Paul Hudson: Right. And that's actually an area where I think UIKit gives you a lot of control, really. You can think about every small part of your cell and control it exactly. Whereas in SwiftUI, you just say I want this thing and it's done for you. In UIKit, you have the UIView, you have a CALayer behind it. You could monkey around all over the code and make it exactly as bad or as good as you like in terms of performance.

Janina Kutyn: Yeah, exactly. So, you could fix transparency. I think that's one of the biggest things that people often forget about is making sure their views aren't transparent when they can be.

But, transparency isn't just using view.backgroundColor = .clear – transparencies are also the corners of a view whose corners you've rounded off, or transparencies are shadows, or transparencies are alpha = 0.5.

There's so many ways that you can cause a transparency in your code without realizing it. And then, that causes a lot of expensive blending operations because for every transparent layer, the GPU has to compute the color of every pixel by compositing every single pixel on top of each other.

Or for example, on the Simulator debug tools, transparencies is one of the things you can identify by turning on Color Transparent Layers.
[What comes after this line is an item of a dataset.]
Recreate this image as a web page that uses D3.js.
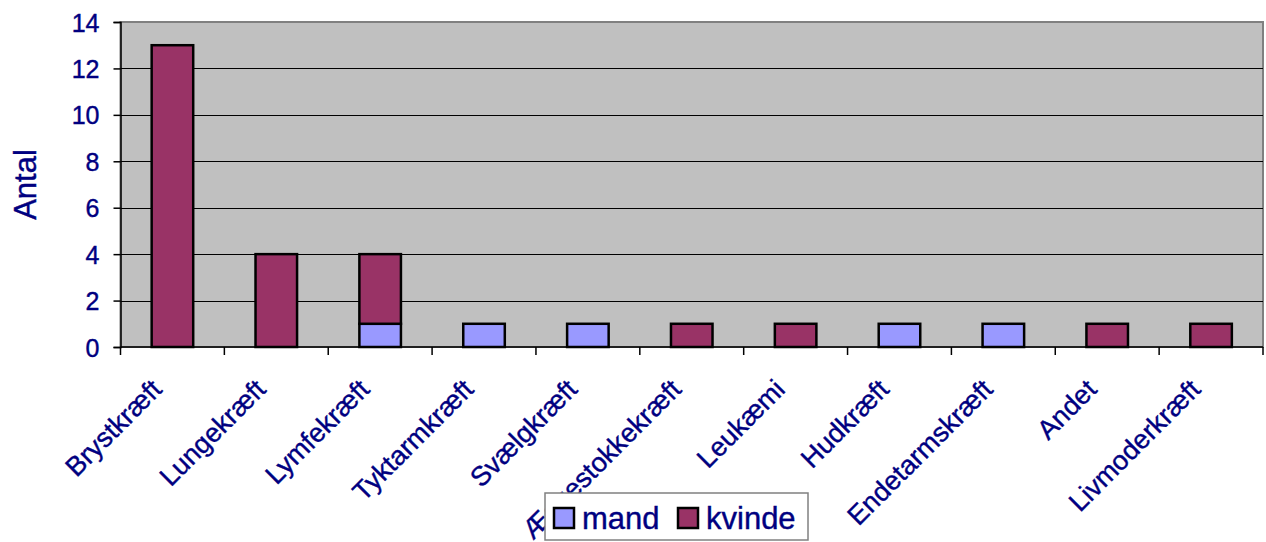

Another one is pixel misalignment. That doesn't happen as much with Auto Layout, but with frame-based layout what you can get into is where your view doesn't start or doesn't end on a full pixel.

So, instead of, for example, starting at (0, 0), you start at (0, 0.5) and this is an issue because even if you've used solidly colored, now to compute the color of the pixel at (0, 0), anti-aliasing is triggered and the colors of surrounding pixels are being pulled in to calculate the color of that one pixel.

“I think sometimes people over-optimize. I think just like you should think about performance when you're writing your code and think about what will make sure I don't have too many layout passes. What is the minimum that I need to do that I'm doing?”

So, that's probably not what you wanted, you want it to start on (0, 0), not to start half way.

Paul Hudson: Definitely. So, that's two common examples of performance problems, folks hit in UIKit. Give me a third. What's the third, most common thing people do when they're trying to make UIKit faster?

Janina Kutyn: Well, I think sometimes people over-optimize. I think just like you should think about performance when you're writing your code and think about what will make sure I don't have too many layout passes. What is the minimum that I need to do that I'm doing?

It's also really easy to jump down the rabbit hole of, “oh, I'll just optimize this. Oh, this might be a little bit better. Oh, this might be a little bit better also.” And then, you have this over-engineered, over-optimized, overly commented code that you have comments everywhere explaining this does this because of that and this does this because of that.

Now, you've written a book instead of a single class and you really over-engineered the solution when you didn't really even have a problem yet, this was done preemptively.